Monday, Mar. 08, 1948

K-F Slows Down

While the rest of the auto industry picked up speed, the newest producer suddenly eased up on the throttle. Kaiser-Frazer Corp. announced that it had laid off some 3,500 night workers, cut production from nearly 1,000 cars a day to around 750.

The cutback, said General Manager Edgar F. Kaiser, represented "an economy drive in the face of mounting costs that have forced several auto manufacturers recently to raise prices." It was more than that. The company's failure to get new financing (TIME, Feb. 23), with which it hoped to boost output to 1,500 cars a day, had left it in a tight spot.

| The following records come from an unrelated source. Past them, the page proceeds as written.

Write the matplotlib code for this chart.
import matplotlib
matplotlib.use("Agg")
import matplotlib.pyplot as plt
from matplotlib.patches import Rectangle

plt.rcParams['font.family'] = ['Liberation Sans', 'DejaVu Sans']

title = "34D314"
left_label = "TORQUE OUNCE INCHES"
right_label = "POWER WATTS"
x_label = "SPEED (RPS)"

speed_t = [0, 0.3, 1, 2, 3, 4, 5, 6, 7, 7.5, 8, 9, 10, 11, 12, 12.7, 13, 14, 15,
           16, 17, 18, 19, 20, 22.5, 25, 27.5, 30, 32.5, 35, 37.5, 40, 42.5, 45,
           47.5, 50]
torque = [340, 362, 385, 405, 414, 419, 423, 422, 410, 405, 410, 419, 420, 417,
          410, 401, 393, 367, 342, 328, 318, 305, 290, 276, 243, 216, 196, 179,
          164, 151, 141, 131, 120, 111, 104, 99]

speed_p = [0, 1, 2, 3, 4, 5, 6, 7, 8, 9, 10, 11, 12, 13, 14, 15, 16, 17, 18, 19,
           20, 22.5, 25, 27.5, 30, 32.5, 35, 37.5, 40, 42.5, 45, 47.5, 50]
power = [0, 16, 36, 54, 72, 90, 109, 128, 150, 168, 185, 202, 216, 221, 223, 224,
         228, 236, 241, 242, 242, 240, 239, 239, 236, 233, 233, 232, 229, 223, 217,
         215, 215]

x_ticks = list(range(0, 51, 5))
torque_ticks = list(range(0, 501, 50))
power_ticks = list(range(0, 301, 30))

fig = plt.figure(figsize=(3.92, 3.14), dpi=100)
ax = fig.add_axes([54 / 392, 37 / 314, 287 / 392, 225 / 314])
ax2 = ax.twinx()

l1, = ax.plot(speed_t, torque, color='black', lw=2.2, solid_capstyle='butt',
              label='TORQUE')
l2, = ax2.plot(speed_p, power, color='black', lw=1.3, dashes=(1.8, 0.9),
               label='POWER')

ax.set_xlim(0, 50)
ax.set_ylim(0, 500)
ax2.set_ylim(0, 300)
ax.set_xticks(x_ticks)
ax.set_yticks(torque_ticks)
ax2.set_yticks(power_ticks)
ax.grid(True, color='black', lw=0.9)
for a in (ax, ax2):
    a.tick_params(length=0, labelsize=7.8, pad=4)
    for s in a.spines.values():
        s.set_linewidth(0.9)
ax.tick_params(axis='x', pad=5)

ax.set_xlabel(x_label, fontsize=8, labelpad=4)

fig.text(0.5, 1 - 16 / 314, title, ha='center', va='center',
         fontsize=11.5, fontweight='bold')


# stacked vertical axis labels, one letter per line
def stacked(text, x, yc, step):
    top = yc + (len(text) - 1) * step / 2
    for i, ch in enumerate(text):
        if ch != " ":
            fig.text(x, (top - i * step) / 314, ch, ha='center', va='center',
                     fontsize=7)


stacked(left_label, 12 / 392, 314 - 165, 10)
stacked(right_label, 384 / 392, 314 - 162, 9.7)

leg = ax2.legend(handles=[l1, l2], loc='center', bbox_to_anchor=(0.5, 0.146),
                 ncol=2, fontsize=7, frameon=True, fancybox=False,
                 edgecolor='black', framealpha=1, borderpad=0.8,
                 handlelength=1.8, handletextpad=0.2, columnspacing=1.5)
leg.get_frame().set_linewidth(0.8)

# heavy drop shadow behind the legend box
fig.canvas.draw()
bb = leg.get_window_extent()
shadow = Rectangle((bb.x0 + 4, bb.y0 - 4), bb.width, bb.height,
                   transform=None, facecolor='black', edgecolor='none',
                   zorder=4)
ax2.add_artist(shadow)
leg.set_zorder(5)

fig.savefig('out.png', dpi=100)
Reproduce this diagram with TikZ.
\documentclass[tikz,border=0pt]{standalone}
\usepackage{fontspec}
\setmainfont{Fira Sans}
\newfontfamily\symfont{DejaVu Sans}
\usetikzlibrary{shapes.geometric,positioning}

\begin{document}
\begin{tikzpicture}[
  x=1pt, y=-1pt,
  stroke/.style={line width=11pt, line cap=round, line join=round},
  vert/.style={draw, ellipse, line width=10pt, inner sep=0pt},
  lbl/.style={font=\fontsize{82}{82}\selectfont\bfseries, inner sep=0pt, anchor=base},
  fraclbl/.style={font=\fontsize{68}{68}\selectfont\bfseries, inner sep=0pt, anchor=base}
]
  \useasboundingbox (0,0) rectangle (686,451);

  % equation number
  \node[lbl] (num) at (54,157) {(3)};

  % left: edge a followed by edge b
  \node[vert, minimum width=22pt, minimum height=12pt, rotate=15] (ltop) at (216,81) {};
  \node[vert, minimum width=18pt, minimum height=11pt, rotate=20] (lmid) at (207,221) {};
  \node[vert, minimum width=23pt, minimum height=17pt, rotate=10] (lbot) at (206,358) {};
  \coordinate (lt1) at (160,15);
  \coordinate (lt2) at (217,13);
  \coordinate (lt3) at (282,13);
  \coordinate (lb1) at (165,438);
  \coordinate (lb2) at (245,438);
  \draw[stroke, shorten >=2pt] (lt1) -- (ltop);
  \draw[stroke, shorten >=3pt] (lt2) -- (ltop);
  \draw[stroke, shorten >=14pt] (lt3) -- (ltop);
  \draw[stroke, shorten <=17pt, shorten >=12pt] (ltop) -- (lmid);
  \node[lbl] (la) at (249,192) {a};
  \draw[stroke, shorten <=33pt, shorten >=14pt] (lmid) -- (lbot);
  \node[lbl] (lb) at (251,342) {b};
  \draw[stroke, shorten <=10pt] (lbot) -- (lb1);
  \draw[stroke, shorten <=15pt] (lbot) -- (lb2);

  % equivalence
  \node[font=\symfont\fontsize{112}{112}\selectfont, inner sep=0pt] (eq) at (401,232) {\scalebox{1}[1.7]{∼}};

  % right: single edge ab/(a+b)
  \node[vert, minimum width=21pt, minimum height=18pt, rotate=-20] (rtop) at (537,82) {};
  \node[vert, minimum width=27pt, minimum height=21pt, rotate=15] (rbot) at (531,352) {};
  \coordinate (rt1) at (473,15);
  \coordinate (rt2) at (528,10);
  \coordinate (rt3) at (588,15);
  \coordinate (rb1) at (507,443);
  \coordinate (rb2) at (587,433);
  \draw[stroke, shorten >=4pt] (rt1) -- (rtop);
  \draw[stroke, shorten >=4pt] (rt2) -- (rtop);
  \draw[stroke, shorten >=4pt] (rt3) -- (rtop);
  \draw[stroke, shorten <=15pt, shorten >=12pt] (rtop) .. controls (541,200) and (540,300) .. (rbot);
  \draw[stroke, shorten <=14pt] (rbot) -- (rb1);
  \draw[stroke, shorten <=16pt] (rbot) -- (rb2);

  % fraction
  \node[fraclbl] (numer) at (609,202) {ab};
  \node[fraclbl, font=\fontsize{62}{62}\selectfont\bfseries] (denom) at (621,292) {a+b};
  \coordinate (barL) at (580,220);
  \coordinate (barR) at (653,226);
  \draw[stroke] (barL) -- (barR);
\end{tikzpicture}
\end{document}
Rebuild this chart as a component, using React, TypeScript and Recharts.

In anticipation of bigger production, K-F had tied up too much cash ($30 million) in inventories of parts and materials.

While it got its money out (by making cars), K-F also had to cut the overall cost of producing them. By eliminating the night shifts, it hoped to reduce costs at the expense of total production. To ease the financial squeeze, K-F borrowed $10 million last week from the Bank of America.

Others gave another reason for the cut back: Kaisers and Frazers were not selling too well. Edgar Kaiser said "not so" : the cars were going to dealers as fast as produced.

Last week, the Wall Street Journal reported that K-F's 4,000 dealers had about 20,000 cars in their showrooms, compared to fewer than 8,000 last November. They were not oversupplied if sales, which have been lagging, should pick up in the spring. But some dealers were already selling cars for less than list prices.

K-F sounded as cocky as ever. "We earned in excess of $22 million in the last nine months of 1947 on a one-shift operation," said Edgar Kaiser, "[and] we should do as well this year." But Wall Streeters, who had shown their hopes and fears about K-F in the ups & downs of the stock, were worried again. Wall Street thought that Cyrus Eaton of Otis & Co., an old K-F friend turned enemy (TIME, Feb. 23), was dumping 45,000 shares of K-F stock he held. It helped drive down the price to 8 7/8 at week's end, a drop of almost six points in one month from the high of the year.